The issues with glass jars is you’re putting in a live product. When you’re at natural stores, a Whole Foods, and you have early adopters buying it, they understand that when you twist that lid, it might bubble it, it is still alive. But when you get into a place like Walmart, Giant Eagle, Target, these people are later on the adoption curve, they may not know so much about what a fermented live product is, so when they open it up and see a bubble, they think “Whoa, something’s wrong.”

The other thing is we couldn’t fully automate the jar the way we wanted too. Our demand was so high, we were in there packing jars, and we couldn’t find the right equipment to automate it. We searched for years. And so the pouch solved the issue, because it has a vent and allows the kraut to breath, to exhale. And it can be automated.

We’re cutting down our carbon footprint significantly. A full truckload of glass takes so much diesel because it’s so heavy. Pouches can fit on a single palate and they’re fully recyclable. We have a great customer base, so I trust people are going out and recycling.

Q: What’s next for Cleveland Kraut.

We’ve got a lot of new products coming out. We’re going to really take hold of the fermented space, the fermented category, were going to drive a ton of growth. I’m excited for the next year and a half, you’re going to see some exciting things out of us, we’re going to keep pushing the brand.

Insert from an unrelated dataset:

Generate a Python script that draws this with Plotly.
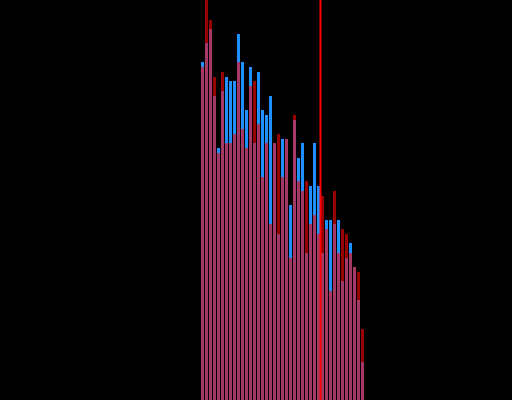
import plotly.graph_objects as go

categories = list(range(41))
blue_values = [338, 357, 371, 304, 252, 309, 323, 319, 319, 366,
               338, 290, 333, 257, 328, 290, 285, 304, 257, 166,
               261, 261, 195, 280, 242, 257, 147, 214, 257, 214,
               147, 180, 180, 176, 180, 119, 142, 157, 133, 100, 38]
red_values = [333, 430, 380, 323, 247, 328, 257, 257, 266, 338,
              271, 252, 314, 319, 276, 223, 257, 176, 257, 266,
              223, 261, 142, 285, 219, 209, 219, 176, 185, 166,
              204, 171, 109, 209, 147, 171, 166, 147, 133, 128, 71]
marker_x = 29.5

fig = go.Figure()
fig.add_trace(go.Bar(x=categories, y=blue_values, marker=dict(color="#1E90FF", line=dict(width=0))))
fig.add_trace(go.Bar(x=categories, y=red_values, marker=dict(color="#FF0000", line=dict(width=0)), opacity=0.6))
fig.add_shape(type="line", x0=marker_x, x1=marker_x, y0=0, y1=1, xref="x", yref="paper",
              line=dict(color="#FF0000", width=2))
fig.update_layout(
    width=512, height=400,
    margin=dict(l=0, r=0, t=0, b=0),
    barmode="overlay", bargap=0.25,
    paper_bgcolor="black", plot_bgcolor="black",
    showlegend=False,
    xaxis=dict(range=[-50.625, 77.375], visible=False),
    yaxis=dict(range=[0, 400], visible=False),
)
post = ("document.body.style.margin='0';document.body.style.padding='0';"
        "document.body.style.background='black';"
        "document.documentElement.style.overflow='hidden';"
        "Plotly.Plots.resize(document.getElementById('{plot_id}'));")
fig.write_html("out.html", post_script=post,
               config={"responsive": False, "displayModeBar": False})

We don’t just play in natural stores anymore. We love those stores, that’s where we started, we’re always going to be there, that’s where our best relationships are. But were pushing into conventional heavily. That means mass market people are getting the experience. On the back of our products, it says “Fermented foods for all.” This is not just a high-end product that only wealthy people who are super focused on health need. This is going to sell at Walmart, this is going to sell at Whole Foods. We’re going to get fermented foods everywhere. We’re going to push it very hard. In five years, people are really going to be eating fermented foods every week, every day, and were going to be a big driver of this.